Ultimately, whether this turns into a multi-month or multi-year bear market depends heavily on global economic conditions in the coming months.
Why Analysts Argue We Might Be Entering a Bear Phase
Here are the strongest bear-side arguments:
Breaking Multi-Month Support
Bitcoin’s fall below key support levels is often interpreted as a trend reversal.
Drying Liquidity
Investors seem less willing to deploy capital into riskier assets like altcoins.
Derivatives Lean Bearish
Options and futures markets show traders hedging and positioning for deeper declines.
Long-Term Holders Are Moving Coins
When older, inactive wallets begin selling, it can signal that major players are taking profits.
Why Some Believe This Is Just a Correction
On the other hand, there are arguments supporting the idea that this is temporary:
- Institutional investors are still holding long-term positions.
- Corrections of 20 to 30 percent have occurred during previous bull cycles.
- Some analysts believe the macro environment may still support another rally.
- Regulatory clarity in major markets could restore confidence.
The market may not be in full bear territory yet — but it is at least showing early warning signs.
What Investors Should Do During Volatile Times
Here are practical steps to navigate this uncertainty:
1. Avoid Panic Selling
Selling during a major dip often leads to locking in losses unnecessarily.
2. Reassess Your Investment Horizon
Long-term strategies tend to outperform during periods of high volatility.
3. Stay Away from High Leverage
Leverage magnifies losses, and liquidation cascades can wipe out accounts quickly.
4. Focus on Fundamentals
Use this period to evaluate whether the assets you hold have strong long-term potential.
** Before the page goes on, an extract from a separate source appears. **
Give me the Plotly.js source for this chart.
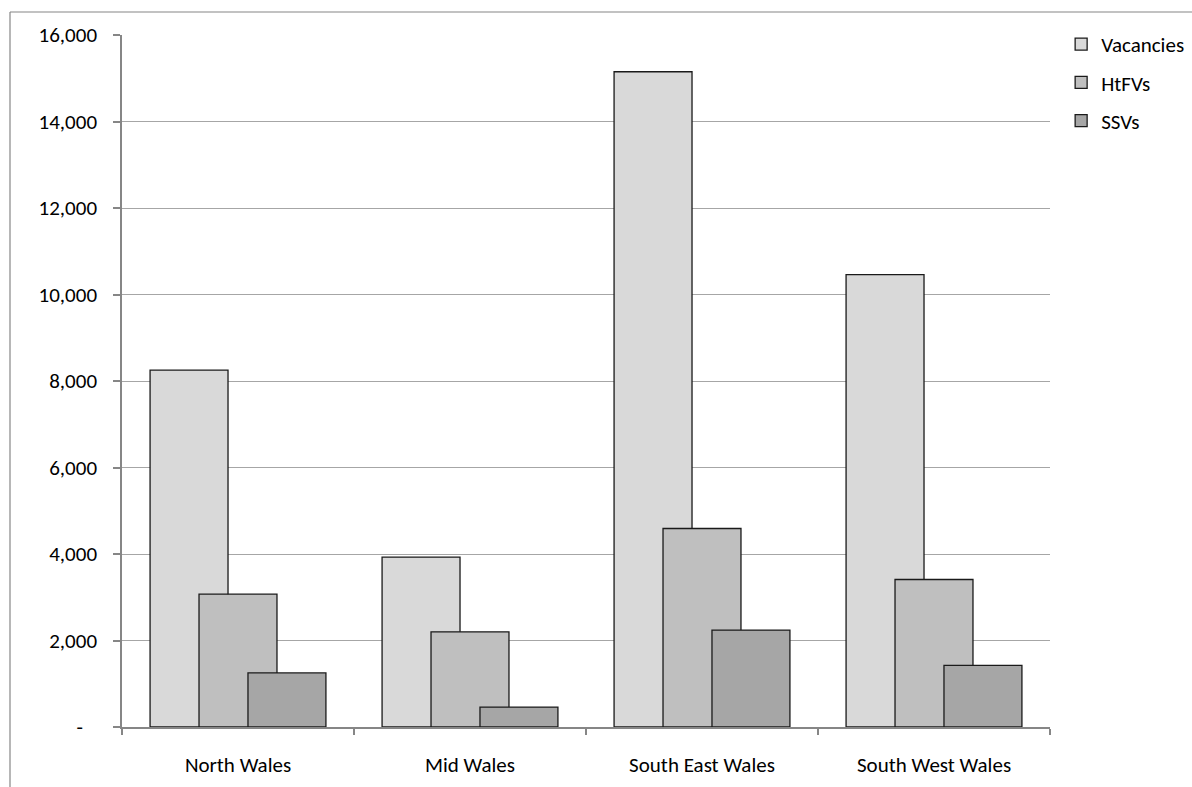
<!DOCTYPE html>
<html>
<head>
<meta charset="utf-8">
<script src="https://cdn.plot.ly/plotly-3.0.1.min.js"></script>
<style>
html,body{margin:0;padding:0;background:#fff;}
#chart{width:1192px;height:787px;}
</style>
</head>
<body>
<div id="chart"></div>
<script>
const regions = ["North Wales", "Mid Wales", "South East Wales", "South West Wales"];
const vacancies = [8250, 3930, 15150, 10460];
const htfvs = [3070, 2200, 4590, 3410];
const ssvs = [1250, 460, 2240, 1425];
const seriesNames = ["Vacancies", "HtFVs", "SSVs"];
const yTickVals = [0, 2000, 4000, 6000, 8000, 10000, 12000, 14000, 16000];
const yTickText = ["-\u00a0\u00a0\u00a0", "2,000", "4,000", "6,000", "8,000", "10,000", "12,000", "14,000", "16,000"];

const colors = ["#d9d9d9", "#bfbfbf", "#a6a6a6"];
const offsets = [-0.379, -0.168, 0.043];
const barW = 0.336;
const seriesVals = [vacancies, htfvs, ssvs];

const font = {family: "Carlito, Calibri, Lato, sans-serif", size: 21, color: "#000"};

const traces = seriesVals.map((vals, i) => ({
  type: "bar",
  name: seriesNames[i],
  legendgroup: "g" + i,
  x: regions,
  y: vals,
  offset: offsets[i],
  width: barW,
  marker: {color: colors[i], line: {color: "#1a1a1a", width: 1.3}},
  hoverinfo: "x+y+name"
}));

// pixel -> paper helpers (plot area 122..1050 x 35..727)
const px = p => (p - 122) / 928;
const py = p => (727 - p) / 692;

const layout = {
  width: 1192, height: 787,
  margin: {l: 122, r: 142, t: 35, b: 60, pad: 0, autoexpand: false},
  paper_bgcolor: "#fff", plot_bgcolor: "#fff",
  barmode: "overlay",
  font: font,
  showlegend: true,
  legend: {
    x: 1.012, y: 1.016, xanchor: "left", yanchor: "top",
    font: font, tracegroupgap: 8,
    bgcolor: "rgba(0,0,0,0)", itemwidth: 30
  },
  xaxis: {
    type: "category",
    range: [-0.5, 3.5],
    tickson: "boundaries",
    ticks: "outside", ticklen: 6, tickcolor: "#868686", tickwidth: 1.5,
    showline: true, linecolor: "#868686", linewidth: 1.5,
    showgrid: false, zeroline: false,
    ticklabelstandoff: 18,
    tickfont: font, fixedrange: true
  },
  yaxis: {
    range: [0, 16000],
    tickvals: yTickVals, ticktext: yTickText,
    ticks: "outside", ticklen: 7, tickcolor: "#868686", tickwidth: 1.5,
    showline: true, linecolor: "#868686", linewidth: 1.5,
    showgrid: true, gridcolor: "#a6a6a6", gridwidth: 1,
    zeroline: false,
    ticklabelstandoff: 12,
    tickfont: font, fixedrange: true
  },
  shapes: [
    {type: "line", xref: "paper", yref: "paper", x0: px(10), x1: px(1192), y0: py(12), y1: py(12), line: {color: "#868686", width: 1.2}},
    {type: "line", xref: "paper", yref: "paper", x0: px(10), x1: px(10), y0: py(12), y1: py(787), line: {color: "#868686", width: 1.2}}
  ]
};

Plotly.newPlot("chart", traces, layout, {displayModeBar: false, staticPlot: false});
</script>
</body>
</html>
5. Monitor Global Economic and Regulatory Trends
Interest rates, liquidity, and regulations will shape the next major market trend.
Final Thoughts
Is crypto already in a bear market? The signs strongly suggest that the market is shifting in that direction. Bitcoin’s sharp decline, nearly $1 trillion wiped from market cap, extreme fear sentiment, and large-scale liquidations are not typical of small corrections.
Still, there is no definitive confirmation of a long-term crypto winter. Much depends on macroeconomic conditions and how the market reacts in the coming weeks.
For now, investors should stay cautious, reduce unnecessary risks, and focus on long-term strategies until the trend becomes clearer.